━━━━━ DATA SEGMENT ━━━━━
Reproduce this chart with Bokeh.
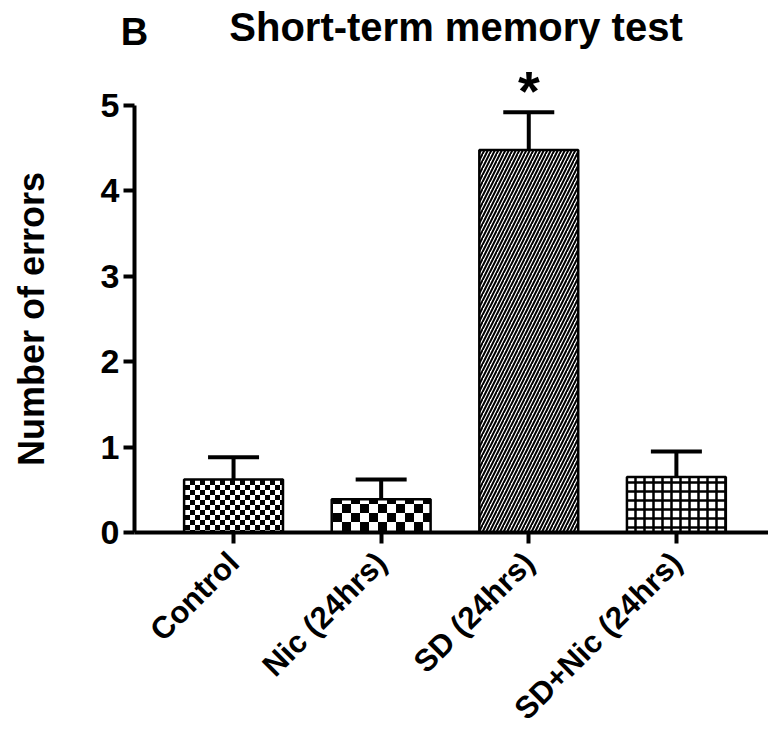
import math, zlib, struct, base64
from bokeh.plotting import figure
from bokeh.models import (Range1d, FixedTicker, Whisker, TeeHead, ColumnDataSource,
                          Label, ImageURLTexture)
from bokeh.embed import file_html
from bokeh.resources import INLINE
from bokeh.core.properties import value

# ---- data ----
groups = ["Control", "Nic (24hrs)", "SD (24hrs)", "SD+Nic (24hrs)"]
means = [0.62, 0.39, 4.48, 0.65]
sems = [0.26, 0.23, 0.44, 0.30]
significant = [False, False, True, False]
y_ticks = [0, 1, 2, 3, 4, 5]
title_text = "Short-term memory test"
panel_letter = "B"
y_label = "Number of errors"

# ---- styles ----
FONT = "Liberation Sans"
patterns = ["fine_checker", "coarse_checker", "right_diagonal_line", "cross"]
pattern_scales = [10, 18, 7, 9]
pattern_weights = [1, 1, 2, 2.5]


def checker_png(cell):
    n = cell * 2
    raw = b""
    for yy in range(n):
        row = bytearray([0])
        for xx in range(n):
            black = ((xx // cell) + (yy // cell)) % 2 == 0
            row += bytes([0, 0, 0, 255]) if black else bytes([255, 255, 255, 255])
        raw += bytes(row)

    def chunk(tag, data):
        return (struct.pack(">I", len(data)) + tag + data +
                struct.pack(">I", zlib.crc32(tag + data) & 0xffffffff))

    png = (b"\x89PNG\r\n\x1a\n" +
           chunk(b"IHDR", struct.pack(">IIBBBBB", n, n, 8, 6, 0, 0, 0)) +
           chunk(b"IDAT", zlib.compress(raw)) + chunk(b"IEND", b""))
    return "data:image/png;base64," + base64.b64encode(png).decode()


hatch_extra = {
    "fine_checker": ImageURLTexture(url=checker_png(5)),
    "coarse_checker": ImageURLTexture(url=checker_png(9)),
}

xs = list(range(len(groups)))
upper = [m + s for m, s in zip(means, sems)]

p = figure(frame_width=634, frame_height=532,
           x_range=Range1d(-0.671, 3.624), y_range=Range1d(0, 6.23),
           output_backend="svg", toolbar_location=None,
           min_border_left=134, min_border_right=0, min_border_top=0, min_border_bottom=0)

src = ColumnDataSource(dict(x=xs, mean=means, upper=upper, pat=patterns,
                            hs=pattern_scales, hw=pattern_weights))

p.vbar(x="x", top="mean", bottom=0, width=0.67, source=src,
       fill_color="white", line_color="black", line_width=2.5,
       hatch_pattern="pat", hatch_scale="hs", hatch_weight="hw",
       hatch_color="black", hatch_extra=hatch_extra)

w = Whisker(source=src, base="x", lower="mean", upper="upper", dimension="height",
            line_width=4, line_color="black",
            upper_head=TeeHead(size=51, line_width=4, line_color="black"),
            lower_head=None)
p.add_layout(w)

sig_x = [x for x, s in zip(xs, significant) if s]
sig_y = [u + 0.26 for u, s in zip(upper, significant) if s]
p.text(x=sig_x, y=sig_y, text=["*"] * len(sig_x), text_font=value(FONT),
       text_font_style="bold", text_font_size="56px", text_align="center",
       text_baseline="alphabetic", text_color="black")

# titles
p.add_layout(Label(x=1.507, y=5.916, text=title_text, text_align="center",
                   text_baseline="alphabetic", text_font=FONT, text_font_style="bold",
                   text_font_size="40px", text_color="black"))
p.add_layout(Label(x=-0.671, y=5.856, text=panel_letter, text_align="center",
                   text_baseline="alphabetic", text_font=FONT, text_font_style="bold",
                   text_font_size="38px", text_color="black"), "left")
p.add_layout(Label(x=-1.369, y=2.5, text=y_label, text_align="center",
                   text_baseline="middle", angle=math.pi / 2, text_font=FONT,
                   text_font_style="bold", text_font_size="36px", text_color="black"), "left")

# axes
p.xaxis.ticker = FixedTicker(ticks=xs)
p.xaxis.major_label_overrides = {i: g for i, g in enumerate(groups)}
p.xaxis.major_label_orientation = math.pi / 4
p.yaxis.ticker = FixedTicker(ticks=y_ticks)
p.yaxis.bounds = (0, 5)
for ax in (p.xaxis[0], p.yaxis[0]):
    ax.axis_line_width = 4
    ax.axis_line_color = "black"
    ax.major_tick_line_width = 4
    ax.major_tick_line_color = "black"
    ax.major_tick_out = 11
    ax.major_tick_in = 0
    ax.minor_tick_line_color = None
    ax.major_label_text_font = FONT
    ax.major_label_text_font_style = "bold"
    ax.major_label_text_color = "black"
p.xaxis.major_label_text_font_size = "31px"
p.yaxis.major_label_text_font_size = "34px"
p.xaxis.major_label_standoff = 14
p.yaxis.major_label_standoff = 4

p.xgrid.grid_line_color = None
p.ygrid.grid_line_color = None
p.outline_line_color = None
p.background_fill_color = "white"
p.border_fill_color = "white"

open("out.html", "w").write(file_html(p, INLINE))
━━━━━
[AIM]: Give back every line exactly as it stands, pictures excluded.

[EXERCISE RESPONSE]:
Reproduce this chart with Bokeh.
import math, zlib, struct, base64
from bokeh.plotting import figure
from bokeh.models import (Range1d, FixedTicker, Whisker, TeeHead, ColumnDataSource,
                          Label, ImageURLTexture)
from bokeh.embed import file_html
from bokeh.resources import INLINE
from bokeh.core.properties import value

# ---- data ----
groups = ["Control", "Nic (24hrs)", "SD (24hrs)", "SD+Nic (24hrs)"]
means = [0.62, 0.39, 4.48, 0.65]
sems = [0.26, 0.23, 0.44, 0.30]
significant = [False, False, True, False]
y_ticks = [0, 1, 2, 3, 4, 5]
title_text = "Short-term memory test"
panel_letter = "B"
y_label = "Number of errors"

# ---- styles ----
FONT = "Liberation Sans"
patterns = ["fine_checker", "coarse_checker", "right_diagonal_line", "cross"]
pattern_scales = [10, 18, 7, 9]
pattern_weights = [1, 1, 2, 2.5]


def checker_png(cell):
    n = cell * 2
    raw = b""
    for yy in range(n):
        row = bytearray([0])
        for xx in range(n):
            black = ((xx // cell) + (yy // cell)) % 2 == 0
            row += bytes([0, 0, 0, 255]) if black else bytes([255, 255, 255, 255])
        raw += bytes(row)

    def chunk(tag, data):
        return (struct.pack(">I", len(data)) + tag + data +
                struct.pack(">I", zlib.crc32(tag + data) & 0xffffffff))

    png = (b"\x89PNG\r\n\x1a\n" +
           chunk(b"IHDR", struct.pack(">IIBBBBB", n, n, 8, 6, 0, 0, 0)) +
           chunk(b"IDAT", zlib.compress(raw)) + chunk(b"IEND", b""))
    return "data:image/png;base64," + base64.b64encode(png).decode()


hatch_extra = {
    "fine_checker": ImageURLTexture(url=checker_png(5)),
    "coarse_checker": ImageURLTexture(url=checker_png(9)),
}

xs = list(range(len(groups)))
upper = [m + s for m, s in zip(means, sems)]

p = figure(frame_width=634, frame_height=532,
           x_range=Range1d(-0.671, 3.624), y_range=Range1d(0, 6.23),
           output_backend="svg", toolbar_location=None,
           min_border_left=134, min_border_right=0, min_border_top=0, min_border_bottom=0)

src = ColumnDataSource(dict(x=xs, mean=means, upper=upper, pat=patterns,
                            hs=pattern_scales, hw=pattern_weights))

p.vbar(x="x", top="mean", bottom=0, width=0.67, source=src,
       fill_color="white", line_color="black", line_width=2.5,
       hatch_pattern="pat", hatch_scale="hs", hatch_weight="hw",
       hatch_color="black", hatch_extra=hatch_extra)

w = Whisker(source=src, base="x", lower="mean", upper="upper", dimension="height",
            line_width=4, line_color="black",
            upper_head=TeeHead(size=51, line_width=4, line_color="black"),
            lower_head=None)
p.add_layout(w)

sig_x = [x for x, s in zip(xs, significant) if s]
sig_y = [u + 0.26 for u, s in zip(upper, significant) if s]
p.text(x=sig_x, y=sig_y, text=["*"] * len(sig_x), text_font=value(FONT),
       text_font_style="bold", text_font_size="56px", text_align="center",
       text_baseline="alphabetic", text_color="black")

# titles
p.add_layout(Label(x=1.507, y=5.916, text=title_text, text_align="center",
                   text_baseline="alphabetic", text_font=FONT, text_font_style="bold",
                   text_font_size="40px", text_color="black"))
p.add_layout(Label(x=-0.671, y=5.856, text=panel_letter, text_align="center",
                   text_baseline="alphabetic", text_font=FONT, text_font_style="bold",
                   text_font_size="38px", text_color="black"), "left")
p.add_layout(Label(x=-1.369, y=2.5, text=y_label, text_align="center",
                   text_baseline="middle", angle=math.pi / 2, text_font=FONT,
                   text_font_style="bold", text_font_size="36px", text_color="black"), "left")

# axes
p.xaxis.ticker = FixedTicker(ticks=xs)
p.xaxis.major_label_overrides = {i: g for i, g in enumerate(groups)}
p.xaxis.major_label_orientation = math.pi / 4
p.yaxis.ticker = FixedTicker(ticks=y_ticks)
p.yaxis.bounds = (0, 5)
for ax in (p.xaxis[0], p.yaxis[0]):
    ax.axis_line_width = 4
    ax.axis_line_color = "black"
    ax.major_tick_line_width = 4
    ax.major_tick_line_color = "black"
    ax.major_tick_out = 11
    ax.major_tick_in = 0
    ax.minor_tick_line_color = None
    ax.major_label_text_font = FONT
    ax.major_label_text_font_style = "bold"
    ax.major_label_text_color = "black"
p.xaxis.major_label_text_font_size = "31px"
p.yaxis.major_label_text_font_size = "34px"
p.xaxis.major_label_standoff = 14
p.yaxis.major_label_standoff = 4

p.xgrid.grid_line_color = None
p.ygrid.grid_line_color = None
p.outline_line_color = None
p.background_fill_color = "white"
p.border_fill_color = "white"

open("out.html", "w").write(file_html(p, INLINE))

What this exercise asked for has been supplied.